Kavala Ski & Alpine Club, Omonias 68, 653 02 Kavala
Tel: +30 051-835952
Ski Centre: +30 051-835952 Tuesday-Thursday (8-10 p.m.)
+30 051-223938 (working hours).
Cave: In the Hills of Panagaion you will as well find the cave with the name Dracotrypa meaning the ‘hole of the dragon’, because of a stalactite with the shape of a dragon.
Diving: Clear water, teeming marine life, caves and shipwrecks attract thousands of scuba divers to Greek waters each year. Until recently diving was limited to just a few dive sites to protect the many ancient underwater treasures. Now restrictions have been lifted and many new areas have been opened up for scuba diving. Scuba diving is now allowed in all Greek seas, except where specific prohibitions apply. In response, there has been a huge rise in Greek diving centres.

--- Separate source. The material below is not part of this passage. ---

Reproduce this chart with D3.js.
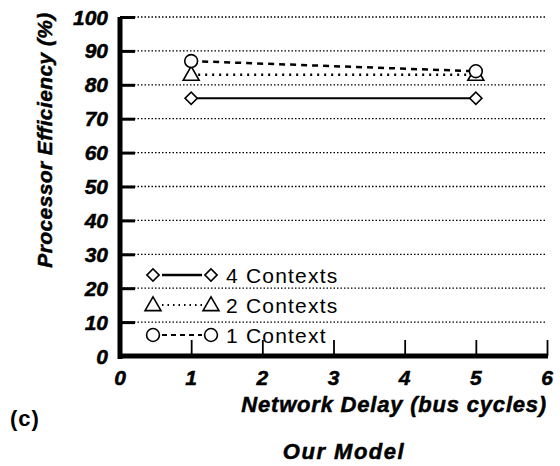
<!DOCTYPE html>
<html>
<head>
<meta charset="utf-8">
<script src="https://cdn.jsdelivr.net/npm/d3@7"></script>
<style>
  body { margin: 0; background: #fff; }
  svg text { font-family: "Liberation Sans", Arial, sans-serif; fill: #000; }
  .heavy { font-weight: bold; font-style: italic; stroke: #000; stroke-width: 0.5px; }
</style>
</head>
<body>
<div id="chart"></div>
<script>
// data
var delays = [1, 5];
var seriesNames = ["4 Contexts", "2 Contexts", "1 Context"];
var fourContexts = [76, 76];
var twoContexts = [83, 83];
var oneContext = [87, 84];
var xTicks = [0, 1, 2, 3, 4, 5, 6];
var yTicks = [0, 10, 20, 30, 40, 50, 60, 70, 80, 90, 100];

function init() {
  var w = 560;
  var h = 466;

  var x0 = 120, x1 = 547; // plot area
  var y0 = 356, y1 = 17;

  var svg = d3.select("#chart")
    .append("svg")
    .attr("width", w)
    .attr("height", h);

  var x = d3.scaleLinear().domain([0, 6]).range([x0, x1]);
  var y = d3.scaleLinear().domain([0, 100]).range([y0, y1]);

  // dotted grid
  svg.append("g")
    .selectAll("line")
    .data(yTicks.filter(function(d) { return d > 0; }))
    .enter()
    .append("line")
    .attr("x1", x0)
    .attr("x2", x1)
    .attr("y1", function(d) { return y(d); })
    .attr("y2", function(d) { return y(d); })
    .attr("stroke", "#000")
    .attr("stroke-width", 1.3)
    .attr("stroke-dasharray", "1.5,2");

  // y axis
  var yAxis = d3.axisRight(y)
    .tickValues(yTicks)
    .tickSize(15)
    .tickFormat("");
  var gy = svg.append("g")
    .attr("transform", "translate(" + x0 + ",0)")
    .call(yAxis);
  gy.select(".domain").remove();
  gy.selectAll(".tick line").attr("stroke", "#000").attr("stroke-width", 3);

  svg.append("line")
    .attr("x1", x0).attr("x2", x0)
    .attr("y1", y1).attr("y2", y0 + 3)
    .attr("stroke", "#000").attr("stroke-width", 5);

  // y tick labels
  svg.append("g")
    .selectAll("text")
    .data(yTicks)
    .enter()
    .append("text")
    .attr("class", "heavy")
    .attr("x", 108)
    .attr("y", function(d) { return y(d); })
    .attr("dy", "0.36em")
    .attr("text-anchor", "end")
    .attr("font-size", "21px")
    .text(function(d) { return d; });

  // x axis
  var xAxis = d3.axisTop(x)
    .tickValues(xTicks.filter(function(d) { return d > 0; }))
    .tickSize(16)
    .tickFormat("");
  var gx = svg.append("g")
    .attr("transform", "translate(0," + y0 + ")")
    .call(xAxis);
  gx.select(".domain").remove();
  gx.selectAll(".tick line").attr("stroke", "#000").attr("stroke-width", 1.8);

  svg.append("line")
    .attr("x1", x0 - 2).attr("x2", x1 + 1)
    .attr("y1", y0).attr("y2", y0)
    .attr("stroke", "#000").attr("stroke-width", 5);

  svg.append("g")
    .selectAll("text")
    .data(xTicks)
    .enter()
    .append("text")
    .attr("class", "heavy")
    .attr("x", function(d) { return x(d); })
    .attr("y", 385)
    .attr("text-anchor", "middle")
    .attr("font-size", "21px")
    .text(function(d) { return d; });

  // symbols
  var symbols = [d3.symbolSquare, d3.symbolTriangle, d3.symbolCircle];
  var sizes = [75, 110, 130];
  var dashes = [null, "2,5", "6,5"];
  var series = [fourContexts, twoContexts, oneContext];

  function marker(g, i, cx, cy) {
    var sym = d3.symbol().type(symbols[i]).size(sizes[i]);
    g.append("path")
      .attr("d", sym())
      .attr("transform", "translate(" + cx + "," + (cy + (i === 1 ? 1 : 0)) + ")" + (i === 0 ? " rotate(45)" : ""))
      .attr("fill", "#fff")
      .attr("stroke", "#000")
      .attr("stroke-width", 1.6);
  }

  var line = d3.line()
    .x(function(d, j) { return x(delays[j]); })
    .y(function(d) { return y(d); });

  series.forEach(function(vals, i) {
    var g = svg.append("g");
    g.append("path")
      .datum(vals)
      .attr("d", line)
      .attr("fill", "none")
      .attr("stroke", "#000")
      .attr("stroke-width", i === 0 ? 2 : 2.5)
      .attr("stroke-dasharray", dashes[i]);
    vals.forEach(function(v, j) {
      marker(g, i, x(delays[j]), y(v));
    });
  });

  // legend
  var legendY = [275, 305, 335];
  seriesNames.forEach(function(name, i) {
    var g = svg.append("g");
    g.append("line")
      .attr("x1", 162).attr("x2", 202)
      .attr("y1", legendY[i]).attr("y2", legendY[i])
      .attr("stroke", "#000")
      .attr("stroke-width", i === 0 ? 2.5 : 1.8)
      .attr("stroke-dasharray", dashes[i] === null ? null : (i === 1 ? "1.5,4" : "5,4"));
    marker(g, i, 153, legendY[i]);
    marker(g, i, 211, legendY[i]);
    g.append("text")
      .attr("x", 226)
      .attr("y", legendY[i])
      .attr("dy", "0.36em")
      .attr("font-size", "21px")
      .attr("letter-spacing", "1.2px")
      .text(name);
  });

  // axis titles
  svg.append("text")
    .attr("class", "heavy")
    .attr("transform", "translate(52,140) rotate(-90)")
    .attr("text-anchor", "middle")
    .attr("font-size", "21px")
    .attr("letter-spacing", "0.4px")
    .text("Processor Efficiency (%)");

  svg.append("text")
    .attr("class", "heavy")
    .attr("x", 547)
    .attr("y", 412)
    .attr("text-anchor", "end")
    .attr("font-size", "22px")
    .attr("letter-spacing", "0.8px")
    .text("Network Delay (bus cycles)");

  svg.append("text")
    .attr("x", 10)
    .attr("y", 426)
    .attr("font-size", "22px")
    .attr("font-weight", "bold")
    .attr("letter-spacing", "1px")
    .text("(c)");

  svg.append("text")
    .attr("class", "heavy")
    .attr("x", 344)
    .attr("y", 459)
    .attr("text-anchor", "middle")
    .attr("font-size", "22px")
    .attr("letter-spacing", "1.5px")
    .text("Our Model");
}

window.onload = init;
</script>
</body>
</html>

Spear fishing is a popular activity for scuba divers, but take care. It is illegal to spear fish in Greece without a licence. To get a licence apply to the port authority of the area or island you visit. It usually takes about a week to get one.
Kavala Diving Center – Filippos Sub
79, Eleftheriou Venizelou Street, 65403 Kavala, Macedonia, Greece
Tel: +30 2510 220296, Fax: +30 2510 620396
Diving Area: Iraklitsa – Filidonissi Kavala
Scuba Diving Training Center
Stay at the Imaret of Mohammed Ali Pasha in the old town of Kavala
Imaret, a big edifice of the last Ottoman period, a classic example of Islamic architecture located on the west side of the peninsula of Panagia (old town). It is one of the last built in this particular period and the only one survived almost intact. Its largest part was built, between 1817-1821 by the founder of the last Egyptian dynasty, Mehmet Ali.
In 2001 it was leased for 50 years to an entrepreneur from Kavala, it was restored and converted into a luxurious and elegant hotel, which maintains something of the ambience of its era.